Simone de Beauvoir conclut
La force des choses par ces mots : « Cependant, tournant un regard incrédule vers cette crédule adolescence, je mesure avec stupeur à quel point j’ai été flouée. » Il peut s’agir d’une posture mais elle donne le ton, l’ambiance, un diapason sur lequel, selon moi, sont réglés les écrits d’Annie Ernaux – et singulièrement
Les Années. Ce que j’y entends par-dessus tout c’est l’expression d’une déception chronique, toujours menacée par la dépression. La vie nous floue, la vie est décevante. La révolution rêvée n’a pas eu lieu. L’ennemi public n°1 des soixante-huitards, la dite « société de consommation », a triomphé partout. On s’est fait avoir, sournoisement, on n’a pas « changé la vie », on a « fait avec » et tout a fini par s’arranger, même mal. Certes, il est encore loisible de réchauffer nos vieux cœurs aux bonnes vieilles hantises rampantes : l’autoritarisme, le racisme, la condition des femmes afin d’imaginer des luttes à mener, mais cela n’empêche pas d’être globalement déçus par le tour qu’on pris les choses.

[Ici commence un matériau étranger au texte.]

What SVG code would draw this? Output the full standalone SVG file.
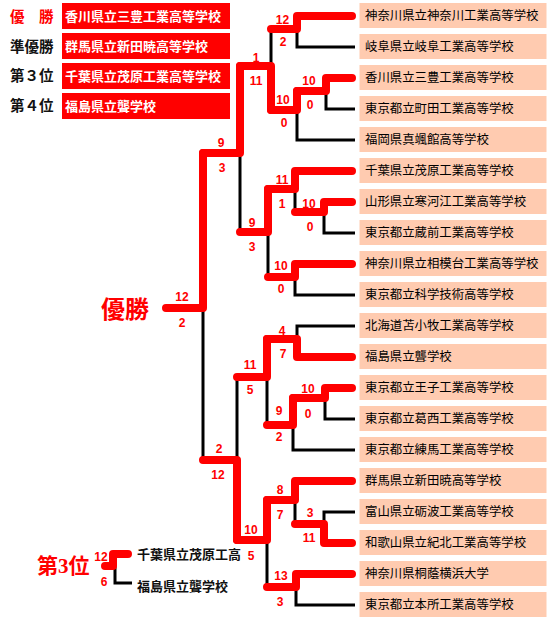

Cette déception lancinante, je la vois à l’œuvre dans la scène du supermarché. L’épisode avec le vigile est décevant : aucune communication, aucune fraternisation. Ces noirs, objets de toutes les sollicitudes, victime idéales qu’on voulait émanciper, qui allaient apporter dieu sait quel rythme nouveau à nos sociétés forcément sclérosées, les voici devenus des sortes de flics muets affectés à la « surveillance des gestes et des sacs », des chiens de garde du capitalisme sans aucune chaleur et probablement contents de leur sort. Ailleurs, on se précipite avec « frénésie » (terme péjoratif) sur des contrefaçons d’abricots, « durs comme des pierres. » Consommateurs floués et consentants. Déception. Et le comble de la déception, c’est de constater qu’en matière d’intégration et d’égalité, de respect des « différences », le « Marché », horresco referens, a fait mieux que tous les théoriciens de gauche réunis ! Il n’est pas jusqu’aux musulmanes voilées pour faire resurgir les débilitantes images folkloriques des provinces françaises dont on croyait s’être définitivement débarrassées... Non, décidément, je ne parviens pas à entendre dans ce texte comme un « chant d’amour à l’état actuel des choses » et, au fond, il en faudrait très peu pour en faire une scène à la Houellebecq. S’il n’atteint pas à ce degré de désenchantement radical, c’est simplement qu’Annie Ernaux est prise dans un bon vieux et encore solide corset idéologique dont il est bien trop tard pour elle de songer à se libérer.